Later, as his narrative in Acts changes from 3rd to 1st person, he becomes part of the stories he is sharing. Perhaps he was travelling with Paul as his personal physician...

We know, after all, that Paul had a long-standing medical condition, and, I'd guess, an uncertain temper too. Think of the assorted disagreements and divisions that we hear about as he travels about the Mediterrannean....all those others who have decided to go their separate ways...But Luke, compassionate Luke, stays with him...caring, not critical


He's the kind of doctor, then, who cares about the whole person...Who sees not just the broken pelvis in bed 3 but the scared teenager who is trying so hard to play it cool.

I think I'd have liked to receive care from Luke....for he understands the needs of the soul as well as the body.


Bodies, after all, are quite good at mending themselves of many of the everyday wounds that life affords.

Souls find that harder...they need to be loved back to health..

They did when Luke was writing

They still do.

Too many people travel through life damaged by hurts and losses,believing the voices of the past that have left hidden wounds...

Believing themselves unloveable, untouchable, deserving neither help nor pity.

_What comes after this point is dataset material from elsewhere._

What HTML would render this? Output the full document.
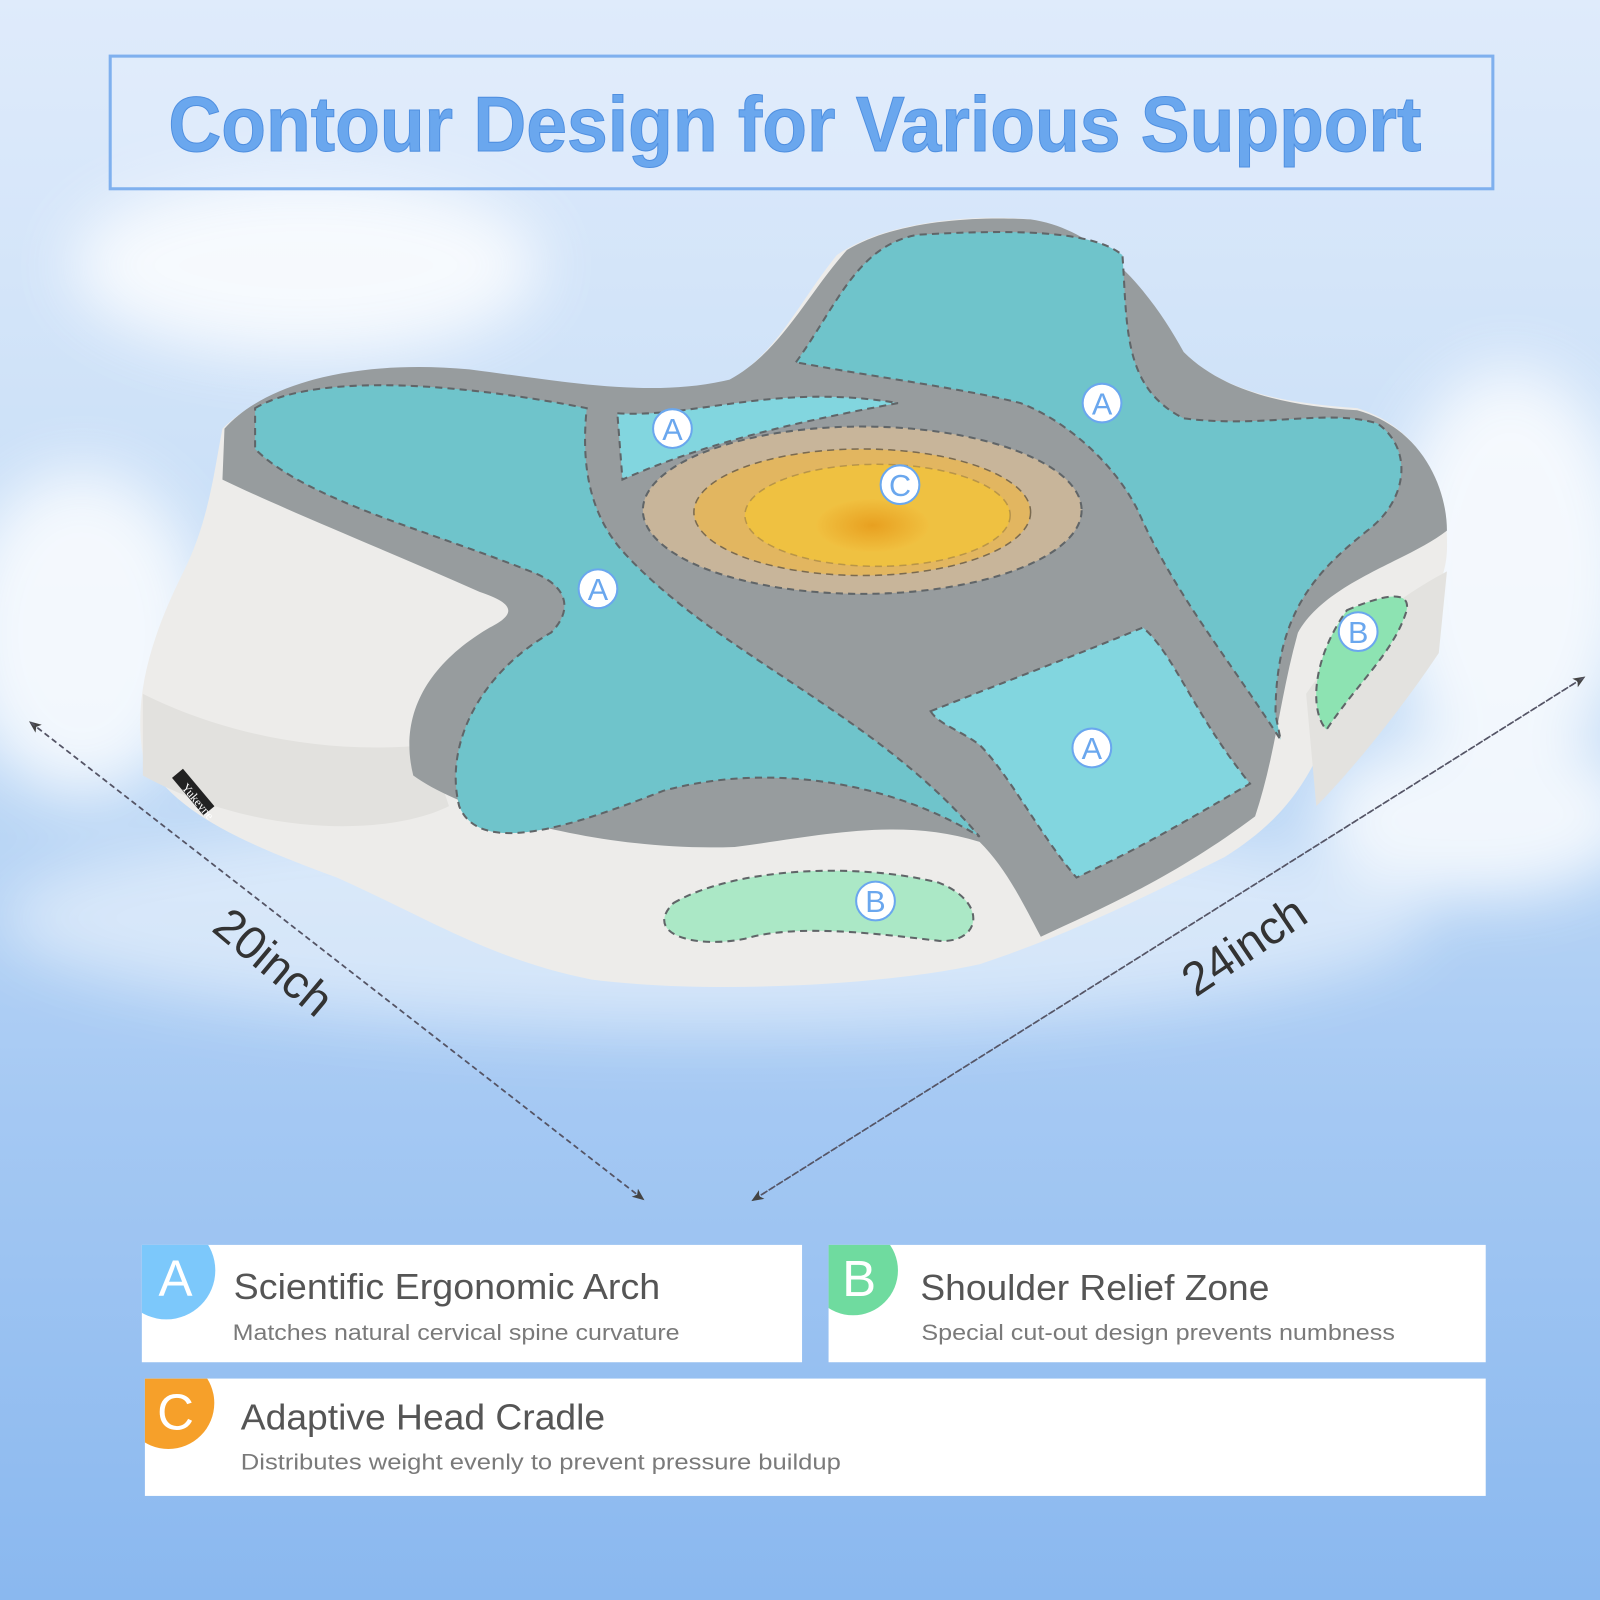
<!DOCTYPE html>
<html><head><meta charset="utf-8"><style>
html,body{margin:0;padding:0;width:1600px;height:1600px;overflow:hidden}
svg{display:block}
</style></head><body>
<svg width="1600" height="1600" viewBox="0 0 1568 1568" xmlns="http://www.w3.org/2000/svg" font-family="'Liberation Sans', 'DejaVu Sans', sans-serif">
<defs>
<linearGradient id="bg" x1="0" y1="0" x2="0" y2="1">
<stop offset="0" stop-color="#dfebfb"/><stop offset="0.45" stop-color="#c2dbf6"/><stop offset="0.7" stop-color="#a4c8f3"/><stop offset="1" stop-color="#8ab8ef"/></linearGradient>
<filter id="blur" x="-50%" y="-50%" width="200%" height="200%"><feGaussianBlur stdDeviation="30"/></filter>
<radialGradient id="hole" cx="0.5" cy="0.5" r="0.5"><stop offset="0" stop-color="#e8a020"/><stop offset="1" stop-color="#f0c040"/></radialGradient>
<clipPath id="ca"><rect x="139" y="1220" width="647" height="115"/></clipPath>
<clipPath id="cb"><rect x="812" y="1220" width="644" height="115"/></clipPath>
<clipPath id="cc"><rect x="142" y="1351" width="1314" height="115"/></clipPath>
<marker id="ar" markerWidth="12" markerHeight="12" refX="10" refY="5" orient="auto" markerUnits="userSpaceOnUse"><path d="M0,0 L12,5 L0,10 L3,5z" fill="#444"/></marker>
</defs>
<rect width="1568" height="1568" fill="url(#bg)"/>
<g filter="url(#blur)" fill="#fff" opacity="0.8">
<ellipse cx="300" cy="260" rx="230" ry="90"/>
<ellipse cx="80" cy="620" rx="120" ry="160"/>
<ellipse cx="1480" cy="560" rx="120" ry="200"/>
<ellipse cx="1450" cy="800" rx="160" ry="80"/>
<ellipse cx="700" cy="900" rx="700" ry="110" opacity="0.6"/>
</g>
<rect x="108" y="55" width="1355" height="130" fill="#e4eefb" fill-opacity="0.5" stroke="#7fb0ee" stroke-width="3"/>
<text x="165" y="148" textLength="1228" lengthAdjust="spacingAndGlyphs" font-size="76" font-weight="bold" fill="#6aa7ee" stroke="#4f8fe0" stroke-width="1">Contour Design for Various Support</text>

<!-- pillow body -->
<path d="M218,420 C260,380 330,355 450,368 C560,380 640,390 710,375 C760,350 780,300 820,250 C870,215 960,210 1010,215 C1080,225 1130,300 1160,345 C1200,385 1260,395 1330,400 C1395,420 1420,480 1418,540 C1415,600 1360,630 1320,680 C1290,740 1280,790 1200,840 C1120,880 1050,915 960,945 C870,965 700,975 580,960 C480,940 420,900 330,860 C250,830 170,800 140,740 C130,680 150,620 180,560 C205,510 210,460 218,420Z" fill="#edecea"/>
<path d="M140,680 C220,720 320,740 420,730 L440,790 C380,820 250,820 140,760Z" fill="#e2e1de"/>
<path d="M1280,680 C1320,620 1380,580 1418,560 L1410,640 C1370,700 1320,760 1290,790Z" fill="#e3e2df"/>
<!-- gray top -->
<path d="M220,420 C260,375 350,352 460,362 C560,375 640,390 715,372 C765,345 790,290 830,245 C880,215 960,212 1010,215 C1080,225 1130,290 1160,345 C1200,385 1265,398 1330,402 C1395,420 1418,480 1418,520 C1380,550 1300,570 1272,620 C1255,680 1250,740 1230,800 C1150,860 1080,890 1020,918 C1000,880 985,850 960,825 C880,800 800,820 720,830 C600,835 460,800 405,760 C390,700 420,650 480,615 C510,600 500,590 470,580 C380,540 280,500 218,470Z" fill="#979c9e"/>
<g fill="#6fc4cb" stroke="#606568" stroke-width="2" stroke-dasharray="7,5">
<path d="M250,400 C300,370 420,370 575,400 C570,450 575,500 610,540 C700,640 860,700 960,820 C880,770 760,745 650,775 C560,810 470,840 450,790 C435,730 470,660 540,620 C560,600 560,575 520,560 C420,520 300,490 250,440Z"/>
<path d="M780,355 C820,300 840,240 900,230 C990,225 1070,225 1100,250 C1105,320 1100,380 1160,410 C1240,420 1300,400 1350,415 C1385,440 1380,490 1340,520 C1290,560 1250,600 1250,700 L1255,725 C1200,640 1150,580 1115,500 C1090,450 1040,410 1000,395 C940,380 860,370 780,355Z"/>
</g>
<g fill="#82d6df" stroke="#606568" stroke-width="2" stroke-dasharray="7,5">
<path d="M605,405 C680,410 760,375 880,395 C800,410 700,430 610,470 Z"/>
<path d="M912,697 C980,670 1060,640 1120,615 C1150,640 1170,700 1225,768 C1170,800 1120,830 1055,860 C1020,820 990,760 960,730 C940,715 920,710 912,697Z"/>
</g>
<ellipse cx="845" cy="500" rx="215" ry="82" fill="#c8b59a" stroke="#606568" stroke-width="2" stroke-dasharray="7,5"/>
<ellipse cx="845" cy="502" rx="165" ry="62" fill="#e2b660" stroke="#7a6a50" stroke-width="1.5" stroke-dasharray="7,5"/>
<ellipse cx="860" cy="505" rx="130" ry="50" fill="#efc141" stroke="#8a7040" stroke-width="1.5" stroke-dasharray="7,5" stroke-opacity="0.5"/>
<ellipse cx="855" cy="515" rx="55" ry="26" fill="url(#hole)"/>
<g fill="#abe8c6" stroke="#606568" stroke-width="2" stroke-dasharray="7,5">
<path d="M660,885 C720,850 840,845 920,865 C970,885 960,925 920,922 C860,915 780,905 730,920 C680,930 630,915 660,885Z"/>
<path d="M1320,598 C1350,585 1385,575 1378,600 C1365,640 1330,670 1300,715 C1285,700 1283,650 1320,598Z" fill="#8de3b2"/>
</g>
<rect x="165" y="770" width="48" height="14" fill="#222" transform="rotate(50 190 777)"/>
<text x="168" y="788" font-size="12" fill="#fff" font-family="'Liberation Serif',serif" transform="rotate(50 190 790)">Yukeyne</text>
<g font-size="30" fill="#6aa7ee" text-anchor="middle" stroke-width="2">
<g><circle cx="659" cy="420" r="19" fill="#fff" stroke="#6aa7ee"/><text x="659" y="431">A</text></g>
<g><circle cx="1080" cy="395" r="19" fill="#fff" stroke="#6aa7ee"/><text x="1080" y="406">A</text></g>
<g><circle cx="586" cy="577" r="19" fill="#fff" stroke="#6aa7ee"/><text x="586" y="588">A</text></g>
<g><circle cx="1070" cy="733" r="19" fill="#fff" stroke="#6aa7ee"/><text x="1070" y="744">A</text></g>
<g><circle cx="882" cy="475" r="19" fill="#fff" stroke="#6aa7ee"/><text x="882" y="486">C</text></g>
<g><circle cx="858" cy="883" r="19" fill="#fff" stroke="#6aa7ee"/><text x="858" y="894">B</text></g>
<g><circle cx="1331" cy="619" r="19" fill="#fff" stroke="#6aa7ee"/><text x="1331" y="630">B</text></g>
</g>
<g stroke="#556" stroke-width="1.6" stroke-dasharray="5,4" fill="none">
<line x1="630" y1="1175" x2="30" y2="708" marker-end="url(#ar)"/>
<line x1="30" y1="708" x2="630" y2="1175" marker-end="url(#ar)"/>
<line x1="738" y1="1176" x2="1552" y2="664" marker-end="url(#ar)"/>
<line x1="1552" y1="664" x2="738" y2="1176" marker-end="url(#ar)"/>
</g>
<text x="258" y="955" font-size="46" fill="#333" text-anchor="middle" transform="rotate(40 258 955)">20inch</text>
<text x="1228" y="940" font-size="46" fill="#333" text-anchor="middle" transform="rotate(-34 1228 940)">24inch</text>
<rect x="139" y="1220" width="647" height="115" fill="#fff"/>
<circle cx="163" cy="1245" r="48" fill="#7cc8fb" clip-path="url(#ca)"/>
<text x="172" y="1270" font-size="50" fill="#fff" text-anchor="middle">A</text>
<text x="229" y="1273" font-size="35" fill="#555" textLength="418" lengthAdjust="spacingAndGlyphs">Scientific Ergonomic Arch</text>
<text x="228" y="1313" font-size="22" fill="#7a7a7a" textLength="438" lengthAdjust="spacingAndGlyphs">Matches natural cervical spine curvature</text>
<rect x="812" y="1220" width="644" height="115" fill="#fff"/>
<circle cx="836" cy="1245" r="44" fill="#6fdb9f" clip-path="url(#cb)"/>
<text x="842" y="1270" font-size="50" fill="#fff" text-anchor="middle">B</text>
<text x="902" y="1274" font-size="35" fill="#555" textLength="342" lengthAdjust="spacingAndGlyphs">Shoulder Relief Zone</text>
<text x="903" y="1313" font-size="22" fill="#7a7a7a" textLength="464" lengthAdjust="spacingAndGlyphs">Special cut-out design prevents numbness</text>
<rect x="142" y="1351" width="1314" height="115" fill="#fff"/>
<circle cx="165" cy="1375" r="45" fill="#f6a02a" clip-path="url(#cc)"/>
<text x="172" y="1401" font-size="50" fill="#fff" text-anchor="middle">C</text>
<text x="236" y="1401" font-size="35" fill="#555" textLength="357" lengthAdjust="spacingAndGlyphs">Adaptive Head Cradle</text>
<text x="236" y="1440" font-size="22" fill="#7a7a7a" textLength="588" lengthAdjust="spacingAndGlyphs">Distributes weight evenly to prevent pressure buildup</text>
</svg>
</body></html>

And Luke recognises that these people in particular need the assurance of God's love and searches for medicine for them. As our Collect reminded us,he sets aside his calling to heal bodies in favour of a calling to be “and evangelist and physician of the soul”


Think of the way he describes Jesus healing those possessed. While we no longer use the language of possession by demons, we've surely we all encountered, perhaps at first hand, the unwelcome legion of voices that tell us that we're not worth bothering with, a waste of space, a disappointment to any and everyone who has ever invested in us.

Voices that are so compelling that they all but eat up the sense of self...warping it beyond recognition.

THESE are some of the people whom Jesus encounters – the people whom Jesus heals.

Instead of the clamour of negativity he asks them to listen to another voice, to imagine another viewpoint...the viewpoint of the One who sees each of us as infinitely loveable...


And, warmed into new life by those words, the hearers are healed.


And Dr Luke gets to tell these stories as his two vocations combine to make him the kind of evangelist who not only TELLS good news – but IS good news himself.


Which bring us neatly to our gospel...and the mission that Jesus gives to the seventy as he sends them out...encouraging them to take nothing but the message of peace with God which is the hallmark of the Kingdom. 

These missionaries go out in pairs – not alone.

They are to equip themselves not with an exhaustive kit-list but with faith in the God who, as Paul discovered for himself, stands by us and give us strength.

They are encouraged to settle in to the local community – to make friends and join in with ordinary life.

To speak peace, without labouring the point (if the response is poor, save your breath)

And – they are to heal the sick.


In other words – those 70 are to be signs of the Kingdom themselves.


And so are we.


“Give your whole Church the same love and power to heal” says the Collect...dwelling on the way the gospel can transform even the most broken heart and soul


Luke knew this – for he had seen its power at work again and again as he journeyed with Paul

He knew it – and wanted others to know it too.

He was not there when Jesus sent out the 70 – but his own journeys mirrored theirs.

And his words, reporting those of the One whom he followed, still have the power to heal lives.


“Only Luke” - “Only Jean” “Only Sam” only you...even while you sit here thinking that call is for somebody else. Only ordinary people who become extra-ordinary, because they have experienced for themselves the impact of the Good News and are fired up to share it with others.

Only people like you...doctors and teachers, drivers and office staff mums, grandpas...The Body of Christ in Woodside today.

People on a mission to BE good news here and now – to love and to heal in the name of Christ.


Never believe that you're “only” small, inadequate, bound to fail. God's grace is sufficient, now as then, so follow your patron and live so that others can see Gods power at work in you, as you live as a sign of God's kingdom.